Then we can approximate $u(x,y)$ by
$$
u(x,y) = \sum_j c_j \phi_j(x,y).
$$
Thus, the problem of finding $u(x,y)$ reduces to finding the
finitely many numbers $c_j$'s.
Now
$$
u_x(x,y) = \sum_j c_j\beta_{ij} \mbox{ for } (x,y)\in T_i^\circ,
$$
where $T_j^\circ$ denotes the interior of $T_j.$
Similarly for $u_y(x,y).$
Hence we have
$$
E(u) = \sum_i \iint_{T_i^\circ} (\sum_j c_j \beta_{ij})^2 + (\sum_j c_j\gamma_{ij})^2
= \sum_i |T_i| \{ (\sum_j c_j \beta_{ij})^2 + (\sum_j c_j\gamma_{ij})^2 \},
$$
where $|T_i|$ denotes the area of $T_i$ (same as the
area of $T_i^\circ$).
Thus,
$$
E(u) = \bc' M\bc,
$$
where $M$ is the NND matrix with $(j,j')$-th entry given
by
$$
m_{jj'} = \sum_i |T_i| (\beta_{ij}\beta_{ij'} + \gamma_{ij} \gamma_{ij'}).
$$
Suppose that the last $k$ of the $c_j$'s are
known frame heights. Partition $\bc$
as $(\bc_1,\bc_2).$ Then $\bc_2$ is known,
and $\bc_1$ is to be chosen to minimise $E(u).$
Let us partition $M$ accordingly as
$$
M = \left[\begin{array}{ccccccccccc}M_{11} & M_{12}\\M_{21} & M_{22}
\end{array}\right].
$$
Then
$$
\bc' M\bc = \left[\begin{array}{ccccccccccc}\bc_1' & \bc_2'
\end{array}\right]\left[\begin{array}{ccccccccccc}M_{11} &
M_{12}\\M_{21} & M_{22}
\end{array}\right] \left[\begin{array}{ccccccccccc}\bc_1\\\bc_2
\end{array}\right] =
\bc_1' M_{11}\bc_1 + 2\bc_1' M_{12}\bc_2 + \bc_2' M_{11}\bc_2.
$$
Differentiating w.r.t. $\bc_1$, and equating to zero, we get
$$
M_{11}\bc_1 + M_{12}\bc_2 = \bz,
$$
or
$$
M_{11}\bc_1 = - M_{12} \bc_2.
$$
Here is a quick primer
of multivariate differentiation, in case you need one.

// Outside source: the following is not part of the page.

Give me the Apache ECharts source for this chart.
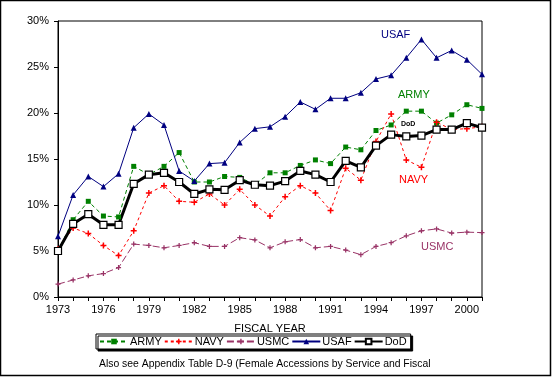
<!DOCTYPE html>
<html>
<head>
<meta charset="utf-8">
<script src="https://cdn.jsdelivr.net/npm/echarts@6/dist/echarts.min.js"></script>
<style>
  html, body { margin: 0; padding: 0; background: #fff; }
  #main { width: 552px; height: 377px; }
</style>
</head>
<body>
<div id="main"></div>
<script>
  // fiscal years 1973 - 2001
  var years = [];
  for (var y = 1973; y <= 2001; y++) years.push(String(y));

  // percent of accessions that are female
  var army = [5.0, 8.4, 10.4, 8.8, 8.7, 14.2, 13.3, 14.2, 15.7, 12.5, 12.5, 13.1, 13.0, 12.2, 13.5,
              13.5, 14.3, 14.9, 14.5, 16.3, 16.0, 18.1, 18.7, 20.2, 20.2, 18.9, 19.8, 20.9, 20.5];
  var navy = [5.2, 7.5, 6.9, 5.6, 4.5, 7.2, 11.3, 12.1, 10.4, 10.3, 11.2, 10.0, 11.7, 10.0, 8.8,
              10.9, 12.1, 11.3, 9.4, 14.0, 12.7, 16.9, 19.9, 14.9, 14.1, 19.0, 18.2, 18.3, 18.5];
  var usmc = [1.4, 1.85, 2.3, 2.55, 3.2, 5.75, 5.6, 5.35, 5.6, 5.9, 5.5, 5.5, 6.45, 6.2, 5.35,
              6.0, 6.25, 5.35, 5.5, 5.1, 4.6, 5.5, 5.9, 6.65, 7.2, 7.4, 6.95, 7.05, 7.0];
  var usaf = [6.6, 11.1, 13.1, 12.0, 13.4, 18.4, 19.9, 18.7, 13.7, 12.6, 14.5, 14.6, 16.8, 18.3, 18.5,
              19.6, 21.2, 20.4, 21.6, 21.6, 22.2, 23.7, 24.1, 26.0, 28.0, 26.0, 26.8, 25.8, 24.2];
  var dod  = [5.0, 7.95, 9.0, 7.85, 7.85, 12.3, 13.3, 13.5, 12.5, 11.2, 11.7, 11.65, 12.7, 12.2, 12.1,
              12.6, 13.7, 13.3, 12.5, 14.8, 14.1, 16.45, 17.65, 17.45, 17.55, 18.2, 18.2, 18.9, 18.4];

  var plusPath = 'path://M3,0H5V3H8V5H5V8H3V5H0V3H3Z';
  var font = 'Liberation Sans, Arial, sans-serif';

  var myChart = echarts.init(document.getElementById('main'));
  var option = {
    animation: false,
    backgroundColor: '#fff',
    textStyle: { fontFamily: font },
    grid: {
      left: 58, right: 70, top: 21, bottom: 80,
      show: true, borderColor: '#000', borderWidth: 1
    },
    legend: {
      bottom: 28,
      left: 96,
      itemWidth: 28,
      itemHeight: 7,
      itemGap: 2,
      padding: [2, 4, 2, 3],
      borderColor: '#000',
      borderWidth: 1,
      backgroundColor: '#fff',
      shadowColor: '#000',
      shadowOffsetX: 2,
      shadowOffsetY: 2,
      shadowBlur: 0,
      textStyle: { color: '#000', fontSize: 11, fontFamily: font, padding: [0, 0, 0, -3] },
      data: ['ARMY', 'NAVY', 'USMC', 'USAF', 'DoD']
    },
    xAxis: {
      type: 'category',
      data: years,
      boundaryGap: false,
      name: 'FISCAL YEAR',
      nameLocation: 'middle',
      nameGap: 26,
      nameTextStyle: { color: '#000', fontSize: 11, fontFamily: font },
      axisLine: { lineStyle: { color: '#000', width: 1 } },
      axisTick: { interval: 0, length: 4, lineStyle: { color: '#000' } },
      axisLabel: { interval: 2, color: '#000', fontSize: 11, margin: 7, fontFamily: font },
      splitLine: { show: false }
    },
    yAxis: {
      type: 'value',
      min: 0, max: 30, interval: 5,
      axisLine: { show: true, lineStyle: { color: '#000', width: 1 } },
      axisTick: { show: true, length: 4, lineStyle: { color: '#000' } },
      axisLabel: { formatter: '{value}%', color: '#000', fontSize: 11, margin: 9, fontFamily: font },
      splitLine: { show: false }
    },
    series: [
      {
        name: 'ARMY', type: 'line', data: army,
        symbol: 'rect', symbolSize: 5,
        lineStyle: { color: '#008000', width: 1, type: [4, 3] },
        itemStyle: { color: '#008000' }
      },
      {
        name: 'NAVY', type: 'line', data: navy,
        symbol: plusPath, symbolSize: 6,
        lineStyle: { color: '#ff0000', width: 1, type: [3, 3] },
        itemStyle: { color: '#ff0000' }
      },
      {
        name: 'USMC', type: 'line', data: usmc,
        symbol: plusPath, symbolSize: 5,
        lineStyle: { color: '#993366', width: 1, type: [7, 3] },
        itemStyle: { color: '#993366' }
      },
      {
        name: 'USAF', type: 'line', data: usaf,
        symbol: 'triangle', symbolSize: 6,
        lineStyle: { color: '#000080', width: 1 },
        itemStyle: { color: '#000080' }
      },
      {
        name: 'DoD', type: 'line', data: dod,
        symbol: 'rect', symbolSize: 7,
        lineStyle: { color: '#000', width: 3 },
        itemStyle: { color: '#fff', borderColor: '#000', borderWidth: 1.2 }
      }
    ],
    graphic: [
      { type: 'rect', shape: { x: 0.5, y: 0.5, width: 550, height: 375 },
        style: { fill: 'none', stroke: '#000', lineWidth: 1.5 }, silent: true },
      { type: 'text', left: 381, top: 29, style: { text: 'USAF', fill: '#000080', font: '11px ' + font } },
      { type: 'text', left: 398, top: 89, style: { text: 'ARMY', fill: '#008000', font: '11px ' + font } },
      { type: 'text', left: 399, top: 174, style: { text: 'NAVY', fill: '#ff0000', font: '11px ' + font } },
      { type: 'text', left: 421, top: 241, style: { text: 'USMC', fill: '#993366', font: '11px ' + font } },
      { type: 'text', left: 401, top: 121, style: { text: 'DoD', fill: '#000', font: 'bold 7px ' + font } },
      { type: 'text', left: 99, top: 359,
        style: { text: 'Also see Appendix Table D-9 (Female Accessions by Service and Fiscal', fill: '#000', font: '10.4px ' + font } }
    ]
  };
  myChart.setOption(option);
</script>
</body>
</html>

It is a simple linear algebra exercise to show that this is
always consistent. In fact, $M_{11}$ will also be
nonsingular (not easy to prove). So the problem always has unique solution.
However,
there is a practical difficulty. To get a reasonable
approximation we need the number of vertices to be pretty
large. In our example, the vertices are in a rectangular array formed
by subdividing the sides of the base. If we use 100 subdivisions
in both directions, then the number of vertices is $101^2,$
of which $99^2=9801$ are interior vertices. Thus, we need to
solve $9801$ equations in as many unknowns! For many real
life problem we need even more vertices:
Many vertices are needed to capture the
nooks and corners.
However, notice that $M_{11}$ is an extremely sparse
matrix. Each row contains just 6 nonzero entries. Using
Gauss-Jordan elimination is not a good idea in such a case, as it
destroys the sparseness of the system. There are special
algorithms for such cases that we shall learn now.

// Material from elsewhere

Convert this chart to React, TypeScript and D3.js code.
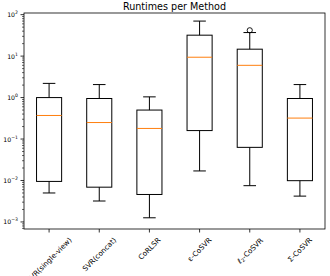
import React, { useEffect, useRef } from 'react';
import * as d3 from 'd3';

// runtimes (seconds) per method, box statistics
const methods = ['SVR(single-view)', 'SVR(concat)', 'CoRLSR', 'ε-CoSVR', 'ℓ2-CoSVR', 'Σ-CoSVR'];
const whiskerLow = [0.005, 0.0032, 0.00126, 0.017, 0.0075, 0.0042];
const q1 = [0.0095, 0.0069, 0.0046, 0.16, 0.063, 0.0099];
const medians = [0.37, 0.25, 0.18, 9.4, 6.0, 0.32];
const q3 = [1.0, 0.95, 0.5, 32, 14.7, 0.95];
const whiskerHigh = [2.2, 2.06, 1.04, 70, 37, 2.06];
const fliers: number[][] = [[], [], [], [], [42], []];
const yTicks = [-3, -2, -1, 0, 1, 2];

const W = 330, H = 276;
const m = { left: 24, right: 325, top: 13, bottom: 229 };
const font = 'DejaVu Sans, sans-serif';

export default function App() {
  const ref = useRef<SVGSVGElement>(null);

  useEffect(() => {
    const svg = d3.select(ref.current);
    svg.selectAll('*').remove();

    const x = d3.scaleLinear().domain([0.5, 6.5]).range([m.left, m.right]);
    const y = d3.scaleLog().domain([Math.pow(10, -3.17), Math.pow(10, 2.04)]).range([m.bottom, m.top]);
    const bw = (x(1.25) - x(1)) ; // half width of a box (0.5 units wide)

    const g = svg.append('g');

    methods.forEach((name, i) => {
      const cx = x(i + 1);
      const box = g.append('g');
      // whiskers
      box.append('line').attr('x1', cx).attr('x2', cx).attr('y1', y(q3[i])).attr('y2', y(whiskerHigh[i]));
      box.append('line').attr('x1', cx).attr('x2', cx).attr('y1', y(q1[i])).attr('y2', y(whiskerLow[i]));
      box.append('line').attr('x1', cx - bw / 2).attr('x2', cx + bw / 2).attr('y1', y(whiskerHigh[i])).attr('y2', y(whiskerHigh[i]));
      box.append('line').attr('x1', cx - bw / 2).attr('x2', cx + bw / 2).attr('y1', y(whiskerLow[i])).attr('y2', y(whiskerLow[i]));
      box.append('rect')
        .attr('x', cx - bw).attr('width', 2 * bw)
        .attr('y', y(q3[i])).attr('height', y(q1[i]) - y(q3[i]))
        .attr('fill', 'none');
      box.selectAll('line,rect').attr('stroke', '#000').attr('stroke-width', 1);
      box.append('line')
        .attr('x1', cx - bw).attr('x2', cx + bw)
        .attr('y1', y(medians[i])).attr('y2', y(medians[i]))
        .attr('stroke', '#ff7f0e').attr('stroke-width', 1);
      box.selectAll('circle.flier').data(fliers[i]).join('circle')
        .attr('cx', cx).attr('cy', d => y(d)).attr('r', 2.6)
        .attr('fill', 'none').attr('stroke', '#000').attr('stroke-width', 0.9);
    });

    // frame
    svg.append('rect')
      .attr('x', m.left).attr('y', m.top)
      .attr('width', m.right - m.left).attr('height', m.bottom - m.top)
      .attr('fill', 'none').attr('stroke', '#000').attr('stroke-width', 0.8);

    // y axis: major and minor log ticks
    const ya = svg.append('g');
    yTicks.forEach(p => {
      const v = Math.pow(10, p);
      ya.append('line').attr('x1', m.left - 3.5).attr('x2', m.left).attr('y1', y(v)).attr('y2', y(v))
        .attr('stroke', '#000').attr('stroke-width', 0.8);
      const t = ya.append('text')
        .attr('x', m.left - 6).attr('y', y(v) + 2.5)
        .attr('text-anchor', 'end').attr('font-family', font).attr('font-size', 6.2).attr('fill', '#000');
      t.append('tspan').text('10');
      t.append('tspan').attr('dy', -3).attr('font-size', 4.6).text(p < 0 ? '\u2212' + Math.abs(p) : String(p));
      for (let k = 2; k <= 9; k++) {
        const mv = k * v;
        if (y(mv) < m.top) continue;
        ya.append('line').attr('x1', m.left - 2).attr('x2', m.left).attr('y1', y(mv)).attr('y2', y(mv))
          .attr('stroke', '#000').attr('stroke-width', 0.6);
      }
    });
    for (let k = 7; k <= 9; k++) {
      const mv = k * 1e-4;
      if (y(mv) <= m.bottom) ya.append('line').attr('x1', m.left - 2).attr('x2', m.left).attr('y1', y(mv)).attr('y2', y(mv))
        .attr('stroke', '#000').attr('stroke-width', 0.6);
    }

    // x axis ticks and rotated labels
    const xa = svg.append('g');
    methods.forEach((name, i) => {
      const cx = x(i + 1);
      xa.append('line').attr('x1', cx).attr('x2', cx).attr('y1', m.bottom).attr('y2', m.bottom + 3.5)
        .attr('stroke', '#000').attr('stroke-width', 0.8);
      const t = xa.append('text')
        .attr('text-anchor', 'middle').attr('dominant-baseline', 'central')
        .attr('font-family', font).attr('font-size', 7.2).attr('fill', '#000');
      if (name.startsWith('ℓ2')) {
        t.append('tspan').text('ℓ');
        t.append('tspan').attr('font-size', 5).attr('dy', 2).text('2');
        t.append('tspan').attr('dy', -2).text(name.slice(2));
      } else {
        t.text(name);
      }
      const w = (t.node() as SVGTextElement).getComputedTextLength();
      const h = 7.2 * 1.1;
      const cy = m.bottom + 7 + (w + h) / (2 * Math.SQRT2);
      t.attr('transform', `translate(${cx},${cy}) rotate(-45)`);
    });

    svg.append('text')
      .attr('x', (m.left + m.right) / 2).attr('y', 9.5)
      .attr('text-anchor', 'middle').attr('font-family', font).attr('font-size', 9.6).attr('fill', '#000')
      .text('Runtimes per Method');
  }, []);

  return (
    <svg ref={ref} width={W} height={H} style={{ position: 'absolute', left: 0, top: 0, background: '#fff' }} />
  );
}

Gauss and Gauss-Jordan elimination suffer from one problem:
accumulation of errors. If the system is large then the solution obtained
by these methods is usually not as precise as can be desired. Remember
that due to finite precision of the computer some error is always
inevitable. But the the solution obtained by Gauss or Gauss-Jordan
eliminations often produce error larger than the minimum error possible
with the machine. In such situation one may try to improve the precision of
the solution by applying iterative methods like the one discussed
below. However, this is not the most popular reason for the using
iterative methods.
A more compelling reason to use these methods is when the system is
sparse. A sparse system is where many of the entries of the
coefficient matrix are known to be zero. Such matrices occur in
different applications. Gauss and Gauss-Jordan eliminations cannot take
advantage of the zeros. The iterative methods on the other hand work faster
for sparse matrices.
Consider a linear system of equations
$$
A\bx={\bf b},
$$
where $A$ is a square matrix.
EXAMPLE:
Suppose that you are to solve
$$\begin{eqnarray*}
20x+3y-4z & =& 19\\
x-4y+z & =& -3\\
x-4y+10z & =& 7.
\end{eqnarray*}$$
The system has three equations in three unknowns. To solve it by
Gauss-Jacobi method we solve for $x$ in the first equation, for
$y$ in the second equation and so on. Solving for $x$ in the
first equation means keeping $x$ in the left hand side and taking
everything else to the right hand side:
$$
x = (19-3y+4z)/20.
$$
Similarly, we get three equations by solving for $x,y,$ and $z$
from the three equations:
$$\begin{eqnarray*}
x & =& (19-3y+4z)/20\\
y & =& (3+x+z)/4\\
z & =& (7-x+4y)/10.
\end{eqnarray*}$$
Now take any three numbers
$x_0,y_0$ and $z_0$
as initial guesses for $x,y$and $z.$ Suppose that we take
$$
\left[\begin{array}{ccccccccccc}x_0\\y_0\\z_0
\end{array}\right] = \left[\begin{array}{ccccccccccc}0\\0\\0
\end{array}\right].
$$
Use these in the right hand sides of the three equations, to compute
$x_1,y_1,z_1.$ Thus,
$$
\left[\begin{array}{ccccccccccc}x_1\\y_1\\z_1
\end{array}\right] = \left[\begin{array}{ccccccccccc}(19-3y_0+4z_0)/20\\
(3+x_0+z_0)/4\\
(7-x_0+4y_0)/10
\end{array}\right] = \left[\begin{array}{ccccccccccc}0.9500\\0.7500\\0.7000
\end{array}\right].
$$
Similarly, we get $x_2,y_2,z_2$ from $x_1,y_1,z_1,$ and so
on. We show the values of $x_i,y_i,z_i$ for $i=0,1,...,5:$
Thus, after 10 iterations our answer is given by the last row.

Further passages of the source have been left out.